The Indian markets slumped in last session spooked by the remarks from Federal Reserve Chair Janet Yellen, who said the central bank will likely raise interest rates this year. Today, the start is likely to remain somber and markets will extend their weakness in early hours, though some recovery can be expected in latter part of the trade on hopes that the Reserve Bank of India (RBI) will go for a third cut in interest rates this year. Traders will also be getting some support with Finance Minister Arun Jaitley’s statement that he was confident that Goods and Services Tax (GST) regime would come into force from April 2016. He has said that passage of GST and the land acquisition bill would be the priorities of the government in the next session of the Parliament. Meanwhile, FICCI has said that restoration of investor confidence and establishment of ‘Brand India’ are the biggest achievements of the Narendra Modi government. The telecom stocks will remain in action with Vodafone reportedly planning to launch IPO of its Indian arm to raise about $4 billion next fiscal. On the other hand, the textile stocks may see some pressure, as the textile exports in 2014-15 registered a modest three per cent growth at $41.7 billion, against the targeted $45 billion.
The US markets remained closed on Monday, unable to give any cues to the other global markets, while the Asian markets have made a mixed start and some of the indices were trading in green, after the Singapore’s economy grew more than initially estimated last quarter as demand for the island’s exports improved amid a recovery in the US. Hong Kong stocks were trading at a seven-year high.

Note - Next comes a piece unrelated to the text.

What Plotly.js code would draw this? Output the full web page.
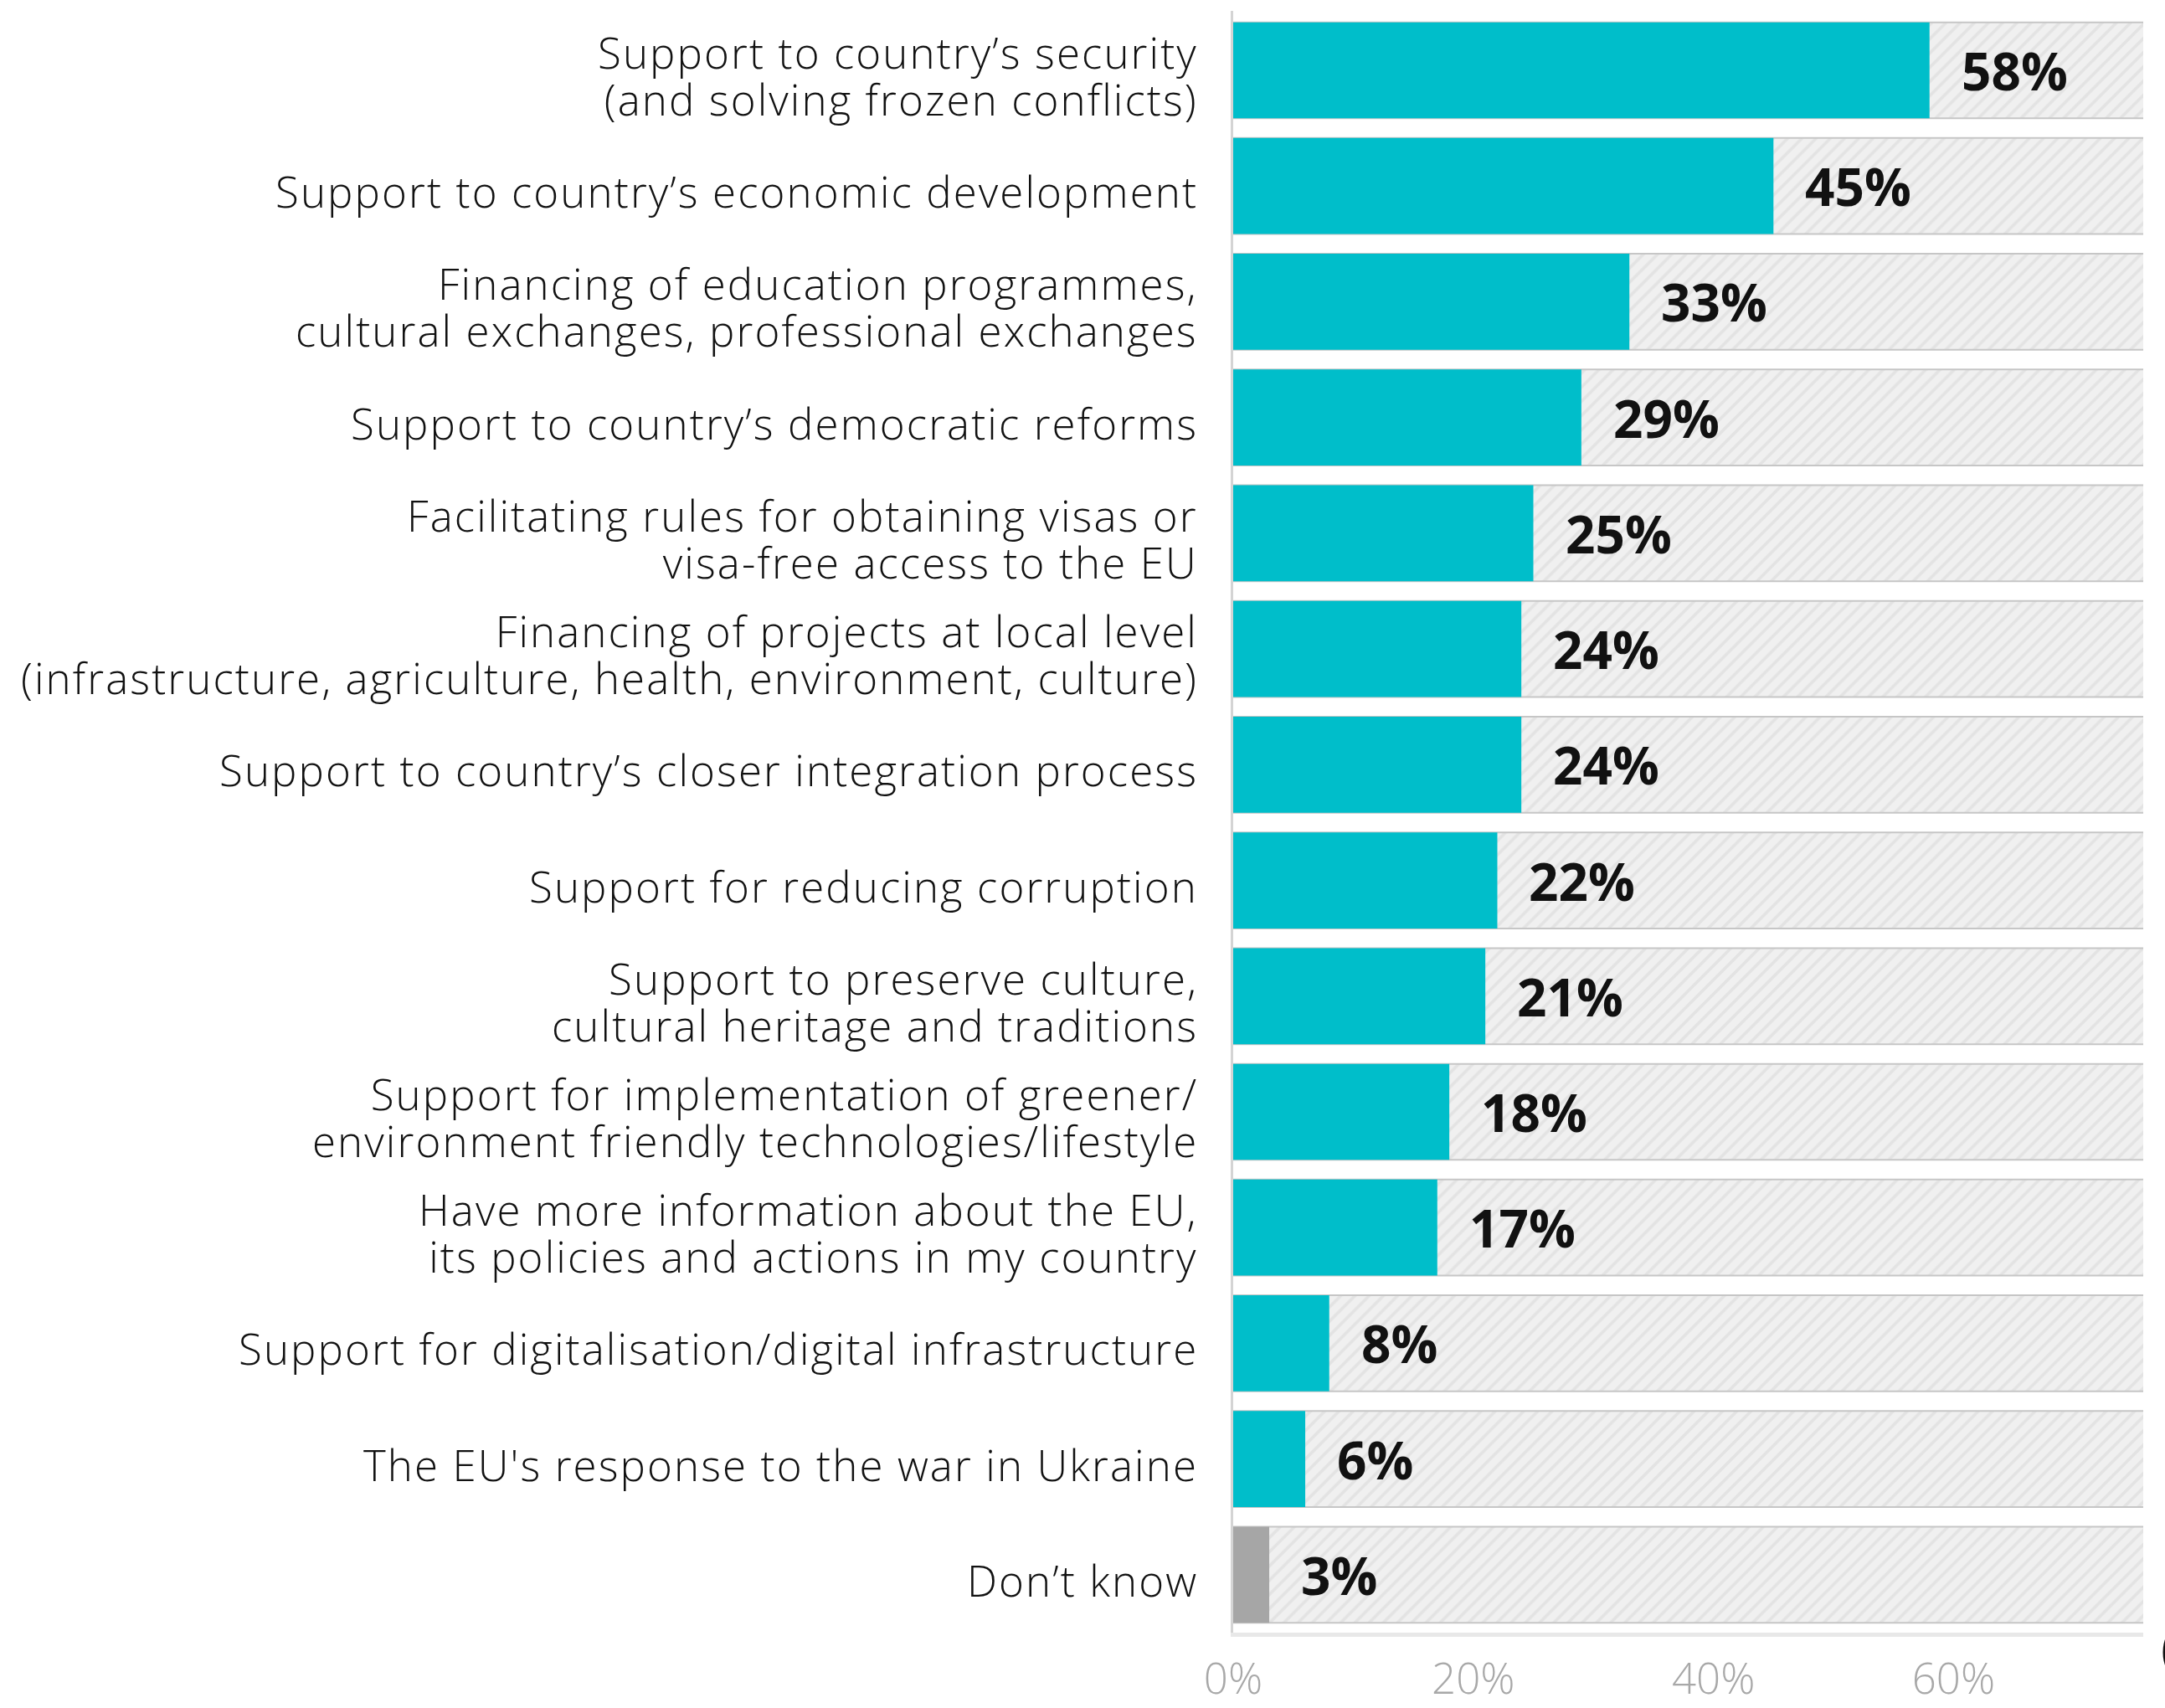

Back home, first day of May F&O expiry week turned out to be a disappointing session of trade for the Indian equity indices which got pounded by over a percentage point as traders remained cautious about the probable rate hike in the US by year end. After a negative opening, the domestic bourses never looked in recovery mood and ended the trade near intraday lows, breaching their crucial support levels of 27,700 (Sensex) and 8,400 (Nifty). Selling was both brutal and wide-based as, barring oil and gas; none of sectoral indices on BSE could manage a green close. Counters which featured in the list of worst performers included metal, fast moving consumer goods and consumer goods. Moreover, foreign investors remained cautious with the Dispute Resolution Panel (DRP) of the income-tax department sending notices to foreign portfolio investors (FPIs), telling them that the hearing of MAT disputes would start soon. The investors would have to submit any additional material in this regard within the next nine days. Traders even over looked the Finance Minister Arun Jaitley’s statement, who while addressing the 31st Annual Conference of Principal Chief Commissioners of Income Tax said that we have to bring tax rate at global level while the same time removing the exemptions and expect a growth of 14-15 percent in direct tax collections this fiscal. On the global front, European stocks edged lower, however, Asian markets ended mostly in the green. Back home, depreciation in Indian rupee too dampened the sentiments. Rupee was trading at 63.55 per dollar at the time of equity markets closing compared with its previous close of 63.52 per dollar. Selling in FMCG counter too weighed down sentiments, with ITC leading the fall. The FMCG major has dipped over 3% to in early morning trade after reporting a lower-than-expected 3.7% year-on-year (y-o-y) growth in its net profit at Rs 2,361 crore for the fourth quarter ended March 2015 (Q4) due to muted growth in cigarette business and decline in agri segment. Finally, the BSE Sensex plunged by 313.62 points or 1.12% to 27643.88, while the CNX Nifty dropped by 88.70 points or 1.05% to 8,370.25.